When has my obsession NOT driven my family crazy? A new show, tea, robots, video games… I never really go halfway with these things, and while my family is supporting a rogue comment about it being a bit annoying always sneaks in eventually.
This is some beauty of a post, Barbara. I’m thoroughly obsessed with reading and rereading it!
My own obsession with two local events that have run about in my mind long enough to become my latest novel. It all started when a well known criminal (there is a movie about him and his family starring Sean Penn and Christopher Walken) escaped from prison and was on the lose and hiding-out in the area for several weeks before being recaptured. Add an arsonist on a crazed spree a few years later and a writers obsession you have :-)
Barbara, I’ve been laughing and nodding “yes” to this post. How sweet it is to find fellow writer-obsessors.
Fantastic post!
Not my own cataclysms, can’t get there yet.
But I recommend you read ‘Young Men and Fire’ by Norman Maclean. He was a firefighter as a young man, and spent his life trying to understand the loss of 12 of his fellow firefighters in the USFS. You’ll understand his obsession.
And sometimes it sneaks up on you. You wake up in the night thinking, “I wonder why it’s called ‘port’ and ‘starboard’.” And three days later you’re staring at sails, figuring out what the different shapes are for and suddenly you realise, “I’m writing about boats.” And you don’t know WHY yet, or WHAT, but you’ll figure it out…
This post has been a great find! In John Irving’s book Hotel New Hampshire, I remember a character saying, “You’ve got to get obsessed and stay obsessed.” That stuck with me because I come from a family where OCD runs deep and everybody wishes everybody else would just stop talking already. (Holiday meals are a battle field of factoid projectiles.)
I think it makes life more interesting and digs the roots of a single life down deeper. It seems that people with a scorching curiosity have an expression or posture that broadcasts that curiosity to others. My daughter refused to go shopping with me because it takes so long. I’m forever stopped in an aisle as a stranger tells me their life story, which I enjoy more than anything. Does your curiosity, or the curiosity of others commenting, ever put you in that position? I’d love to hear how opinions on why this happens, and how it intensifies one’s curiosity even more.

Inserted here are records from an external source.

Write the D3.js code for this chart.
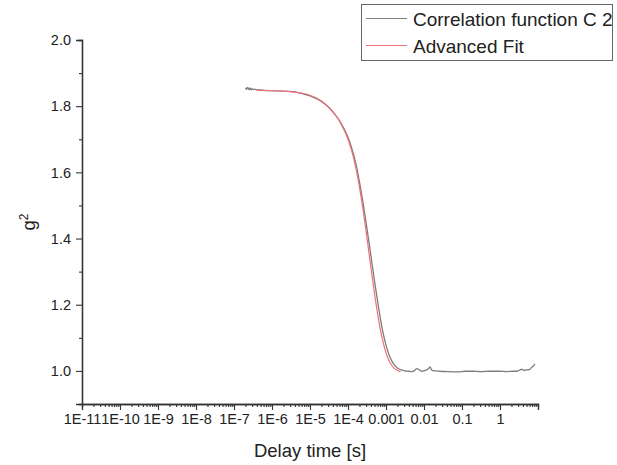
<!DOCTYPE html>
<html><head><meta charset="utf-8">
<script src="https://cdn.jsdelivr.net/npm/d3@7"></script>
<style>
body{margin:0;background:#fff}
svg{display:block}
text{font-family:"Liberation Sans",Arial,sans-serif;fill:#222}
</style>
</head><body>
<svg id="chart" width="617" height="465"></svg>
<script>
// ---- data (delay time as log10 of seconds, g2 values) ----
const xTickValues = [1e-11,1e-10,1e-9,1e-8,1e-7,1e-6,1e-5,1e-4,1e-3,1e-2,1e-1,1];
const xTickLabels = ["1E-11","1E-10","1E-9","1E-8","1E-7","1E-6","1E-5","1E-4","0.001","0.01","0.1","1"];
const yTickValues = [1.0,1.2,1.4,1.6,1.8,2.0];
const yTickLabels = ["1.0","1.2","1.4","1.6","1.8","2.0"];
const yMinorValues = [1.1,1.3,1.5,1.7,1.9];

const seriesNames = ["Correlation function C 2","Advanced Fit"];

const corrLogTime = [-6.70,-6.67,-6.64,-6.61,-6.58,-6.55,-6.52,-6.48,-6.44,-6.38,-6.30,-6.20,-6.00,-5.80,-5.60,-5.40,-5.20,-5.00,-4.80,-4.60,-4.40,-4.20,-4.00,-3.90,-3.80,-3.70,-3.60,-3.50,-3.40,-3.30,-3.20,-3.10,-3.00,-2.90,-2.80,-2.70,-2.60,-2.50,-2.40,-2.32,-2.25,-2.19,-2.12,-2.06,-1.98,-1.93,-1.88,-1.84,-1.80,-1.76,-1.68,-1.58,-1.40,-1.14,-0.90,-0.71,-0.50,-0.26,0.00,0.18,0.35,0.44,0.51,0.57,0.63,0.70,0.77,0.83,0.88,0.92];
const corrG2 =      [1.856,1.851,1.857,1.850,1.855,1.849,1.853,1.850,1.851,1.849,1.849,1.848,1.847,1.846,1.845,1.843,1.838,1.831,1.821,1.806,1.783,1.752,1.706,1.672,1.630,1.572,1.505,1.430,1.350,1.270,1.195,1.128,1.078,1.043,1.021,1.009,1.003,1.000,0.999,0.998,1.001,1.007,1.003,0.999,1.001,1.003,1.007,1.012,1.003,1.001,1.000,0.999,0.998,0.997,0.999,0.999,0.998,0.999,0.999,0.998,0.999,0.999,1.002,1.005,1.002,1.003,1.004,1.010,1.015,1.021];

const fitLogTime = [-6.40,-6.00,-5.60,-5.20,-5.00,-4.80,-4.60,-4.40,-4.20,-4.00,-3.90,-3.80,-3.70,-3.60,-3.50,-3.40,-3.30,-3.20,-3.10,-3.00,-2.90,-2.80,-2.70,-2.62];
const fitG2 =      [1.848,1.847,1.845,1.839,1.833,1.823,1.807,1.784,1.750,1.700,1.664,1.617,1.556,1.484,1.402,1.315,1.232,1.158,1.098,1.055,1.026,1.010,1.002,0.997];

// ---- layout ----
const svg = d3.select("#chart");
const x = d3.scaleLog().domain([1e-11, 10]).range([82, 538]);
const y = d3.scaleLinear().domain([0.9, 2.0]).range([404, 40]);
const axisColor = "#333";

// minor x ticks
const xMinor = [];
for (let e = -11; e <= 0; e++) for (let m = 2; m <= 9; m++) xMinor.push(m * Math.pow(10, e));

const gx = svg.append("g").attr("transform", "translate(0,404)");
gx.call(d3.axisBottom(x).tickValues(xMinor).tickSize(3).tickFormat(""));
gx.append("g").call(d3.axisBottom(x).tickValues(xTickValues).tickSize(6)
  .tickFormat((d, i) => xTickLabels[i]).tickPadding(4));
gx.selectAll("path").attr("stroke", axisColor).attr("stroke-width", 1.3);
gx.selectAll("line").attr("stroke", axisColor).attr("stroke-width", 1.1);
gx.selectAll("text").style("font-size", "14.5px").attr("fill", "#222");

const gy = svg.append("g").attr("transform", "translate(82,0)");
gy.call(d3.axisLeft(y).tickValues(yMinorValues).tickSize(3).tickFormat(""));
gy.append("g").call(d3.axisLeft(y).tickValues(yTickValues).tickSize(6)
  .tickFormat((d, i) => yTickLabels[i]).tickPadding(5));
gy.selectAll("path").attr("stroke", axisColor).attr("stroke-width", 1.3);
gy.selectAll("line").attr("stroke", axisColor).attr("stroke-width", 1.1);
gy.selectAll("text").style("font-size", "14.5px").attr("fill", "#222");

// axis titles
svg.append("text").attr("x", 310).attr("y", 457).attr("text-anchor", "middle")
  .style("font-size", "18.5px").text("Delay time [s]");
const yt = svg.append("text").attr("transform", "translate(35,222) rotate(-90)")
  .attr("text-anchor", "middle").style("font-size", "18.5px");
yt.append("tspan").text("g");
yt.append("tspan").attr("dy", -7).style("font-size", "12px").text("2");

// series
const line = d3.line().x(d => x(Math.pow(10, d[0]))).y(d => y(d[1])).curve(d3.curveMonotoneX);
const corrData = corrLogTime.map((t, i) => [t, corrG2[i]]);
const fitData = fitLogTime.map((t, i) => [t, fitG2[i]]);
const colors = ["#7d7d7d", "#ef6f7c"];

svg.append("path").datum(corrData).attr("d", line).attr("fill", "none")
  .attr("stroke", colors[0]).attr("stroke-width", 1.3);
svg.append("path").datum(fitData).attr("d", line).attr("fill", "none")
  .attr("stroke", colors[1]).attr("stroke-width", 1.2);

// legend
const lg = svg.append("g");
lg.append("rect").attr("x", 361.5).attr("y", 4.5).attr("width", 251).attr("height", 56)
  .attr("fill", "#fff").attr("stroke", "#666").attr("stroke-width", 1);
seriesNames.forEach((name, i) => {
  const cy = 18.5 + i * 27;
  lg.append("line").attr("x1", 366).attr("x2", 407).attr("y1", cy).attr("y2", cy)
    .attr("stroke", colors[i]).attr("stroke-width", 1);
  lg.append("text").attr("x", 413).attr("y", cy + 7).style("font-size", "19px").text(name);
});
</script>
</body></html>
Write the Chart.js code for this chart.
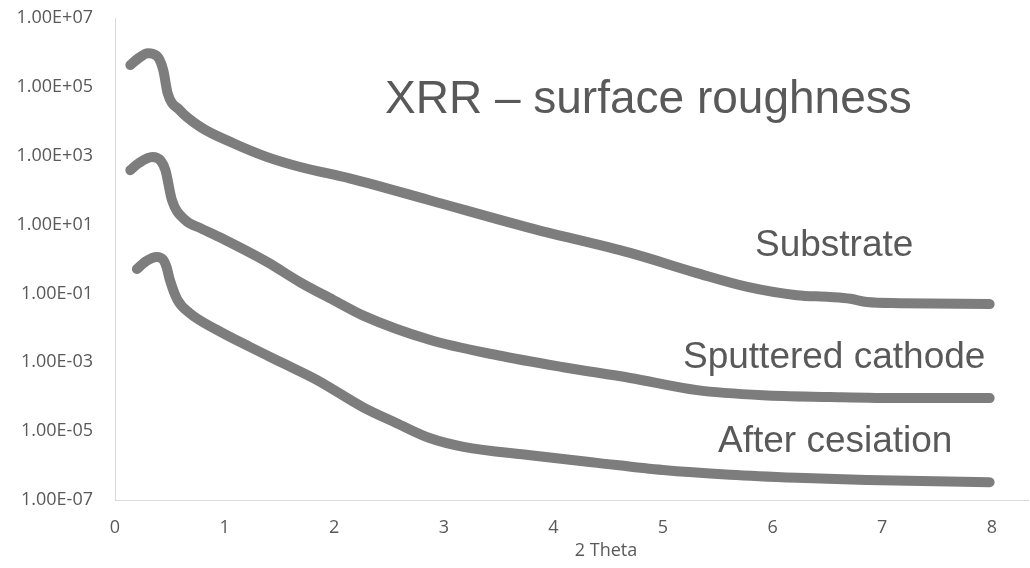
<!DOCTYPE html>
<html>
<head>
<meta charset="utf-8">
<script src="https://cdn.jsdelivr.net/npm/chart.js@4.4.0/dist/chart.umd.min.js"></script>
<style>
  html, body { margin: 0; padding: 0; background: #fff; }
  #wrap { width: 1030px; height: 568px; position: relative; }
</style>
</head>
<body>
<div id="wrap"><canvas id="xrrChart"></canvas></div>
<script>
// values (2 Theta vs reflectivity, log scale)
const substrateX = [0.14, 0.22, 0.30, 0.38, 0.44, 0.48, 0.59, 0.78, 1.08, 1.39, 1.69, 2.14, 2.87, 3.79, 4.70, 5.31, 5.77, 6.22, 6.52, 6.71, 6.86, 7.16, 7.98];
const substrateY = [4.3e5, 7.0e5, 9.5e5, 8.0e5, 3.1e5, 6.6e4, 2.1e4, 6.8e3, 2.3e3, 910, 470, 220, 51, 7.9, 1.5, 0.39, 0.155, 0.089, 0.079, 0.07, 0.056, 0.052, 0.049];

const sputteredX = [0.14, 0.22, 0.34, 0.42, 0.46, 0.52, 0.64, 0.78, 1.01, 1.39, 1.69, 1.99, 2.26, 2.87, 3.49, 4.09, 4.70, 5.31, 5.91, 6.52, 7.16, 7.98];
const sputteredY = [380, 620, 910, 700, 380, 51, 13.5, 7.9, 3.5, 0.81, 0.21, 0.065, 0.023, 0.0045, 0.0016, 7.2e-4, 3.5e-4, 1.55e-4, 1.1e-4, 9.8e-5, 9.1e-5, 9.1e-5];

const cesiatedX = [0.20, 0.28, 0.38, 0.44, 0.47, 0.50, 0.57, 0.68, 0.93, 1.23, 1.53, 1.84, 2.26, 2.57, 2.87, 3.18, 3.79, 4.40, 5.00, 5.61, 6.22, 6.86, 7.98];
const cesiatedY = [0.51, 0.85, 1.15, 0.95, 0.59, 0.25, 0.065, 0.027, 0.0087, 0.0028, 9.5e-4, 3.1e-4, 5.0e-5, 1.7e-5, 6.3e-6, 3.5e-6, 2.0e-6, 1.2e-6, 7.4e-7, 5.4e-7, 4.4e-7, 3.8e-7, 3.3e-7];

const seriesNames = ['Substrate', 'Sputtered cathode', 'After cesiation'];
const xTickValues = [0, 1, 2, 3, 4, 5, 6, 7, 8];
const yTickExponents = [-7, -5, -3, -1, 1, 3, 5, 7];
const chartTitle = 'XRR \u2013 surface roughness';
const xAxisTitle = '2 Theta';

const textGrey = '#595959';
const curveGrey = '#7d7d7d';
const tickFont = { family: "'Open Sans', sans-serif", size: 18 };

function toPoints(xs, ys) {
    return xs.map((x, i) => ({ x: x, y: ys[i] }));
}

function sciLabel(v) {
    const e = Math.round(Math.log10(v));
    const sign = e < 0 ? '-' : '+';
    return '1.00E' + sign + String(Math.abs(e)).padStart(2, '0');
}

function curve(label, xs, ys) {
    return {
        label: label,
        data: toPoints(xs, ys),
        borderColor: curveGrey,
        backgroundColor: curveGrey,
        borderWidth: 10,
        borderCapStyle: 'round',
        borderJoinStyle: 'round',
        pointRadius: 0,
        cubicInterpolationMode: 'monotone',
        fill: false
    };
}

// text drawn straight on the canvas: title, curve labels, x axis title
const textPlugin = {
    id: 'xrrText',
    afterDraw(chart) {
        const ctx = chart.ctx;
        ctx.save();
        ctx.fillStyle = textGrey;
        ctx.textBaseline = 'alphabetic';
        ctx.textAlign = 'left';

        ctx.font = "46px 'Liberation Sans', Arial, sans-serif";
        ctx.fillText(chartTitle, 385, 113);

        ctx.font = "37px 'Liberation Sans', Arial, sans-serif";
        ctx.fillText(seriesNames[0], 755, 256);
        ctx.fillText(seriesNames[1], 683, 368);
        ctx.fillText(seriesNames[2], 718, 452);

        ctx.font = "18px 'Open Sans', sans-serif";
        ctx.textAlign = 'center';
        ctx.textBaseline = 'middle';
        ctx.fillText(xAxisTitle, 606, 551);
        ctx.restore();
    }
};

const ctx = document.getElementById('xrrChart');
new Chart(ctx, {
    type: 'line',
    data: {
        datasets: [
            curve(seriesNames[0], substrateX, substrateY),
            curve(seriesNames[1], sputteredX, sputteredY),
            curve(seriesNames[2], cesiatedX, cesiatedY)
        ]
    },
    options: {
        responsive: true,
        maintainAspectRatio: false,
        animation: false,
        layout: { padding: { top: 18, right: 2, bottom: 0, left: 0 } },
        plugins: {
            legend: { display: false },
            tooltip: { enabled: false }
        },
        scales: {
            x: {
                type: 'linear',
                min: 0,
                max: 8.33,
                grid: { display: false, drawTicks: false },
                border: { color: '#d9d9d9', width: 1 },
                ticks: {
                    stepSize: 1,
                    includeBounds: false,
                    padding: 17,
                    color: textGrey,
                    font: tickFont
                },
                afterBuildTicks(scale) {
                    scale.ticks = xTickValues.map(v => ({ value: v }));
                },
                afterFit(scale) {
                    scale.height = 68;
                    scale.paddingLeft = 0;
                    scale.paddingRight = 0;
                }
            },
            y: {
                type: 'logarithmic',
                min: 1e-7,
                max: 1e7,
                grid: { display: false, drawTicks: false },
                border: { color: '#d9d9d9', width: 1 },
                ticks: {
                    padding: 22,
                    color: textGrey,
                    font: tickFont,
                    callback: (v) => sciLabel(v)
                },
                afterBuildTicks(scale) {
                    scale.ticks = yTickExponents.map(e => ({ value: Math.pow(10, e) }));
                },
                afterFit(scale) {
                    scale.width = 115;
                    scale.paddingTop = 0;
                    scale.paddingBottom = 0;
                }
            }
        }
    },
    plugins: [textPlugin]
});
</script>
</body>
</html>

I’d also like to ask how you can keep your emotional distance from the obsession. I’m currently researching, in depth, the economic events of this global economic depression, and it’s so overwhelming that I can’t get the book written, despite a deadline breathing down my neck. The information can be organized and put in the memoir to make it more universal, but not until the emotion is out of the way.
How have you been able to digest what you’ve witnessed with those fires without the experience taking over?
I’d love to hear from others on this subject, so perhaps I should make that my next blog post.
Thanks for getting my thinking into gear, and thank you for acknowledging a family “disorder” as one of the many gifts given to writers.
Im grateful for your obsessions, Barbara! Did you see the aftermath of the wild fire that destroyed Slave Lake, Alberta, last year? It was a miracle and a horror; no one killed but so much physical and soul damage. Blessings.